Monday, March 18, 2013

Everyone has a sad story. It doesn't excuse anything.

I've always been able to brush things off.  Everything.  At least, I've always been able to push things to the back of my mind and brood on it when I'm alone listening to the angry music I thought I gave up on long ago.    I've had my share of problems.  I've made my share of mistakes.  I've seen my share of curve balls.  Every single situation, I've dealt with and moved on in one way or another.  From bad breakups that cost me friendships to problems growing up without a real father figure to looking for attention in all the wrong ways.

I'm fucking 2+ years out from this stupid bone marrow transplant and it still defines almost EVERYTHING I do.  I just spent a weekend with 2 of my absolute best friends in the world and I had to sleep for the equivalent of an ENTIRE DAY just to regain my strength.  What did we do that was so taxing on my body?  Oh, just walked around a museum.  Went out to eat.  Argued baseball with strangers. In bed around midnight.  Crazy, right?  When is this going to end?  People tell me to revel in the small victories I have here or there but what?! How?  How can I do this when I expected so much more? How can I do this when I want so much more?

Everyone tells me to compartmentalize, great advice.  Now try it.  Seriously.  Try and separate yourself from something that rules your life.  Imagine having a shitty job with an absolutely shitty commute that pays a great salary.  Is money going to fix the fact that at least 5 days a week you're in hell? If you were looking for another job, wouldn't those factors come into play?  The difference with me is that I don't have another choice.  This is all I got.
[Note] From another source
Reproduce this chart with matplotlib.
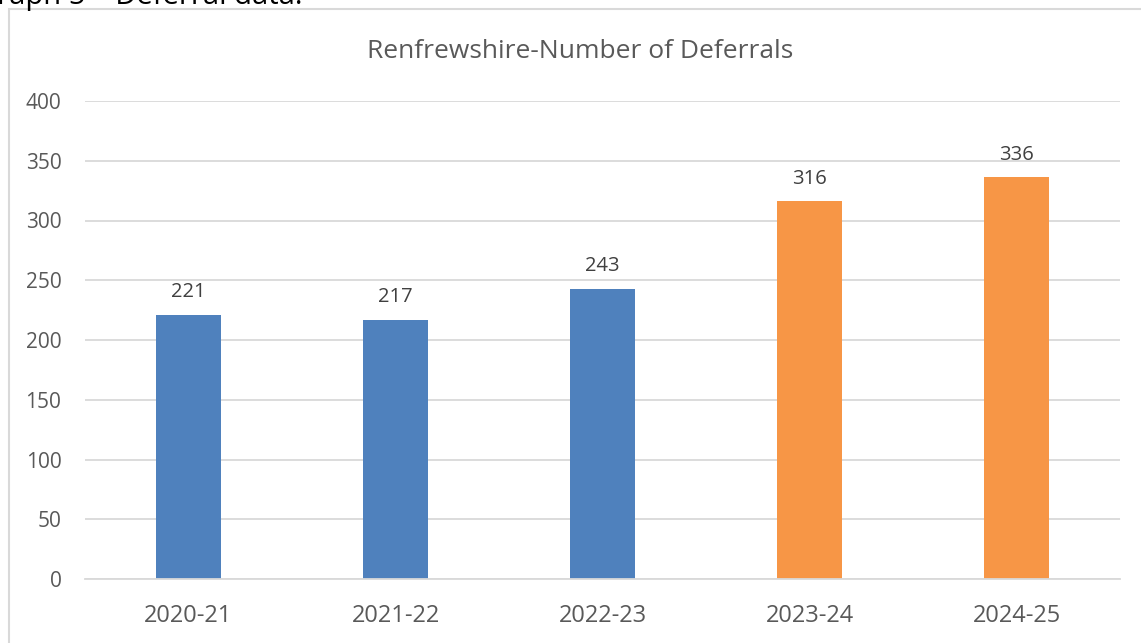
import matplotlib.pyplot as plt
from matplotlib.patches import Rectangle

years = ['2020-21', '2021-22', '2022-23', '2023-24', '2024-25']
deferrals = [221, 217, 243, 316, 336]
bar_colors = ['#4F81BD', '#4F81BD', '#4F81BD', '#F79646', '#F79646']

plt.rcParams['font.family'] = ['Open Sans', 'DejaVu Sans']
grey = '#595959'

fig = plt.figure(figsize=(11.41, 6.43), dpi=100)
ax = fig.add_axes([85 / 1141, 1 - 579 / 643, 1035 / 1141, 478 / 643])

x = range(len(years))
bars = ax.bar(x, deferrals, width=0.315, color=bar_colors, zorder=2)
for b, v in zip(bars, deferrals):
    ax.annotate(str(v), (b.get_x() + b.get_width() / 2, v), xytext=(0, 9),
                textcoords='offset points', ha='center', va='bottom',
                fontsize=14.5, color='#404040')

ax.set_xlim(-0.5, len(years) - 0.5)
ax.set_ylim(0, 400)
ax.set_yticks(range(0, 401, 50))
ax.set_xticks(list(x))
ax.set_xticklabels(years)
ax.yaxis.grid(True, color='#D9D9D9', linewidth=1.3, zorder=0)
ax.tick_params(axis='y', length=0, labelsize=15, labelcolor=grey, pad=17)
ax.tick_params(axis='x', length=0, labelsize=17, labelcolor=grey, pad=18)
for s in ax.spines.values():
    s.set_visible(False)
ax.spines['bottom'].set_visible(True)
ax.spines['bottom'].set_color('#D9D9D9')
ax.spines['bottom'].set_linewidth(1.3)

fig.text(580 / 1141, 1 - 52 / 643, 'Renfrewshire-Number of Deferrals',
         ha='center', va='center', fontsize=19, color=grey)

# outer chart frame, cut off on the right and bottom
fig.patches.append(Rectangle((9 / 1141, -0.05), 1.2, 1 - 9 / 643 + 0.05,
                             transform=fig.transFigure, fill=False,
                             edgecolor='#D9D9D9', linewidth=1.5))

# caption above the chart, mostly cut off
fig.text(302 / 1141, 1 - 4 / 643, 'Graph 5 \u2013 Deferral data.',
         ha='right', va='baseline', fontsize=21, color='black')

fig.savefig('out.png', dpi=100)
My entire existence is ruled by this thing.  This decision everyone and I made a long time ago.  We all thought it would be over now.  We all thought I'd be back to me.  I'm told to "just realize I'm living a different impermanent existence".  To blame the disease and not myself.  You know what?  It's not that easy.  How long is impermanent impermanent?  This is going on TWO YEARS of issues.  TWO YEARS? If you stick a needle in someone's arm, at some point no matter what they're going to become an addict.

You know what's funny?  During this recent Presidential election season, we were bombarded with slogans demonizing so-called "takers" and societal "moothers".  When do I fall into this category?  What does the clock start ticking?  When do the whispers start among my family friends that I'm somehow milking this?  When does public opinion sour, if it hasn't already.  How fast do I have to run to get away from that?  How many pills much I swallow every day to avoid the jagged little pill of the inevitable backlash.  I see everyone's lives progressing without me and I hate it.  I hate it to the point where I decided I need a little break from social media.  Seeing everyone else be so happy without me can't be good for my psyche.  I don't know.  This is so difficult.

Maybe I'm just over exaggerating.  It's just so hard to live each day without feeling helpless and shame.  Unfortunately, I'm afraid this might never end and I'm not entirely sure how to deal with it.